DATA SHOWN -
☆ ☆ ☆ ☆ ☆
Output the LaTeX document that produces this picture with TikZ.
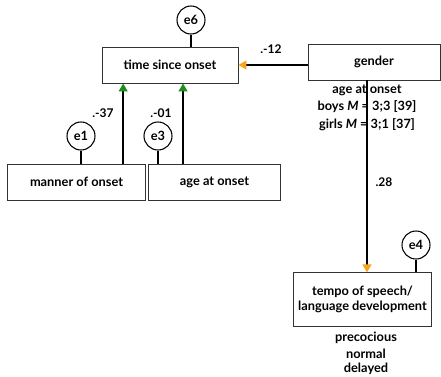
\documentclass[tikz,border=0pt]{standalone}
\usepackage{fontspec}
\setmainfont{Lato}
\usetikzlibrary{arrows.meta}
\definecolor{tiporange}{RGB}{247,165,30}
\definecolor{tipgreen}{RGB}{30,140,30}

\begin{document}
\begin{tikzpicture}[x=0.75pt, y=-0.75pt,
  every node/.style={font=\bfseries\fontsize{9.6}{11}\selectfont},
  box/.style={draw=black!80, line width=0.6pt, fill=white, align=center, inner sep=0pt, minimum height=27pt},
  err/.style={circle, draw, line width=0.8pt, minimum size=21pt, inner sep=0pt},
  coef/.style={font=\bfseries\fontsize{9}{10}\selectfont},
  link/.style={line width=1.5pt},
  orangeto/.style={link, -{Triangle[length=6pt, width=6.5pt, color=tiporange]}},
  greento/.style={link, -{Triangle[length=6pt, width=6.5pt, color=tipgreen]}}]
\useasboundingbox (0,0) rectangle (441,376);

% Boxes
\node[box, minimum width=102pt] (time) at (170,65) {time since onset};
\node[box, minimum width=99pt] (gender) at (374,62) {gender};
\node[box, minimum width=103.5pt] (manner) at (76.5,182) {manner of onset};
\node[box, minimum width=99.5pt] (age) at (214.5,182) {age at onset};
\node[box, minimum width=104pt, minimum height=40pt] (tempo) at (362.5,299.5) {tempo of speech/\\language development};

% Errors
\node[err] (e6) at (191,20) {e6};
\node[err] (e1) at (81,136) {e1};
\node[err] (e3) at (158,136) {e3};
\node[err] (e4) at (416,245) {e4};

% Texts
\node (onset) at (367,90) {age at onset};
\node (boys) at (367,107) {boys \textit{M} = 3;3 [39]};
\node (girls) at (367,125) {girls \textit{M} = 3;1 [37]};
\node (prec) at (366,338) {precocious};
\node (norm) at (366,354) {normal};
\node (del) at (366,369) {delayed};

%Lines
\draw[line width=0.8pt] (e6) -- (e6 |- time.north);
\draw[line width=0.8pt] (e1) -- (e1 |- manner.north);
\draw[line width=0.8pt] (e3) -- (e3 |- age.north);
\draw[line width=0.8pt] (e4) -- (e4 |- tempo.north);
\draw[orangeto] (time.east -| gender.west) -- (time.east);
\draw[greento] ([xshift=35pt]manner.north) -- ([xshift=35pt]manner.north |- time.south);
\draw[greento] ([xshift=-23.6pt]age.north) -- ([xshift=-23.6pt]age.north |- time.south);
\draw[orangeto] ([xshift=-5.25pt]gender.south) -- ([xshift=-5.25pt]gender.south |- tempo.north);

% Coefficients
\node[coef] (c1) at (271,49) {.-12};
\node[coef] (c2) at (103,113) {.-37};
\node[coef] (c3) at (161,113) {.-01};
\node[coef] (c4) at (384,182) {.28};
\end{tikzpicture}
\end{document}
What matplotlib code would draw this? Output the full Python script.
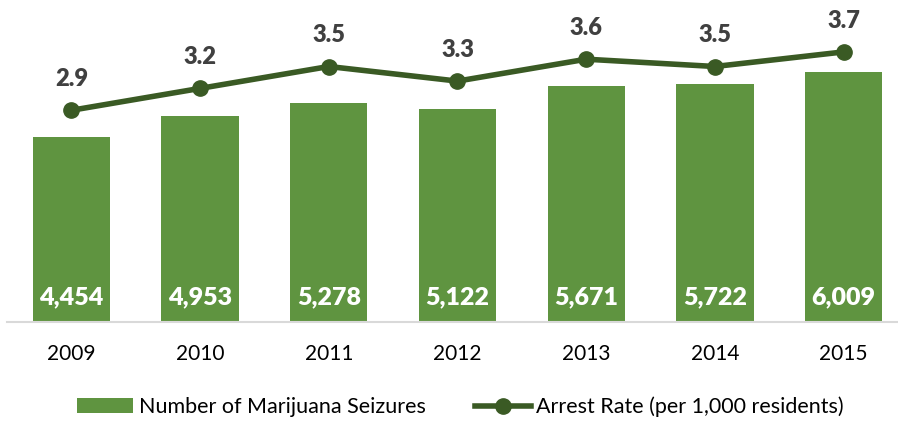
☆ ☆ ☆ ☆ ☆
WORK INSTRUCTIONS -
Return, unchanged, the lines from the first line of the material through the line that holds "([xshift=-5.25pt]gender.south |- tempo.north);", inclusive, omitting pictures.

RESULT OF THE EXERCISE -
Output the LaTeX document that produces this picture with TikZ.
\documentclass[tikz,border=0pt]{standalone}
\usepackage{fontspec}
\setmainfont{Lato}
\usetikzlibrary{arrows.meta}
\definecolor{tiporange}{RGB}{247,165,30}
\definecolor{tipgreen}{RGB}{30,140,30}

\begin{document}
\begin{tikzpicture}[x=0.75pt, y=-0.75pt,
  every node/.style={font=\bfseries\fontsize{9.6}{11}\selectfont},
  box/.style={draw=black!80, line width=0.6pt, fill=white, align=center, inner sep=0pt, minimum height=27pt},
  err/.style={circle, draw, line width=0.8pt, minimum size=21pt, inner sep=0pt},
  coef/.style={font=\bfseries\fontsize{9}{10}\selectfont},
  link/.style={line width=1.5pt},
  orangeto/.style={link, -{Triangle[length=6pt, width=6.5pt, color=tiporange]}},
  greento/.style={link, -{Triangle[length=6pt, width=6.5pt, color=tipgreen]}}]
\useasboundingbox (0,0) rectangle (441,376);

% Boxes
\node[box, minimum width=102pt] (time) at (170,65) {time since onset};
\node[box, minimum width=99pt] (gender) at (374,62) {gender};
\node[box, minimum width=103.5pt] (manner) at (76.5,182) {manner of onset};
\node[box, minimum width=99.5pt] (age) at (214.5,182) {age at onset};
\node[box, minimum width=104pt, minimum height=40pt] (tempo) at (362.5,299.5) {tempo of speech/\\language development};

% Errors
\node[err] (e6) at (191,20) {e6};
\node[err] (e1) at (81,136) {e1};
\node[err] (e3) at (158,136) {e3};
\node[err] (e4) at (416,245) {e4};

% Texts
\node (onset) at (367,90) {age at onset};
\node (boys) at (367,107) {boys \textit{M} = 3;3 [39]};
\node (girls) at (367,125) {girls \textit{M} = 3;1 [37]};
\node (prec) at (366,338) {precocious};
\node (norm) at (366,354) {normal};
\node (del) at (366,369) {delayed};

%Lines
\draw[line width=0.8pt] (e6) -- (e6 |- time.north);
\draw[line width=0.8pt] (e1) -- (e1 |- manner.north);
\draw[line width=0.8pt] (e3) -- (e3 |- age.north);
\draw[line width=0.8pt] (e4) -- (e4 |- tempo.north);
\draw[orangeto] (time.east -| gender.west) -- (time.east);
\draw[greento] ([xshift=35pt]manner.north) -- ([xshift=35pt]manner.north |- time.south);
\draw[greento] ([xshift=-23.6pt]age.north) -- ([xshift=-23.6pt]age.north |- time.south);
\draw[orangeto] ([xshift=-5.25pt]gender.south) -- ([xshift=-5.25pt]gender.south |- tempo.north);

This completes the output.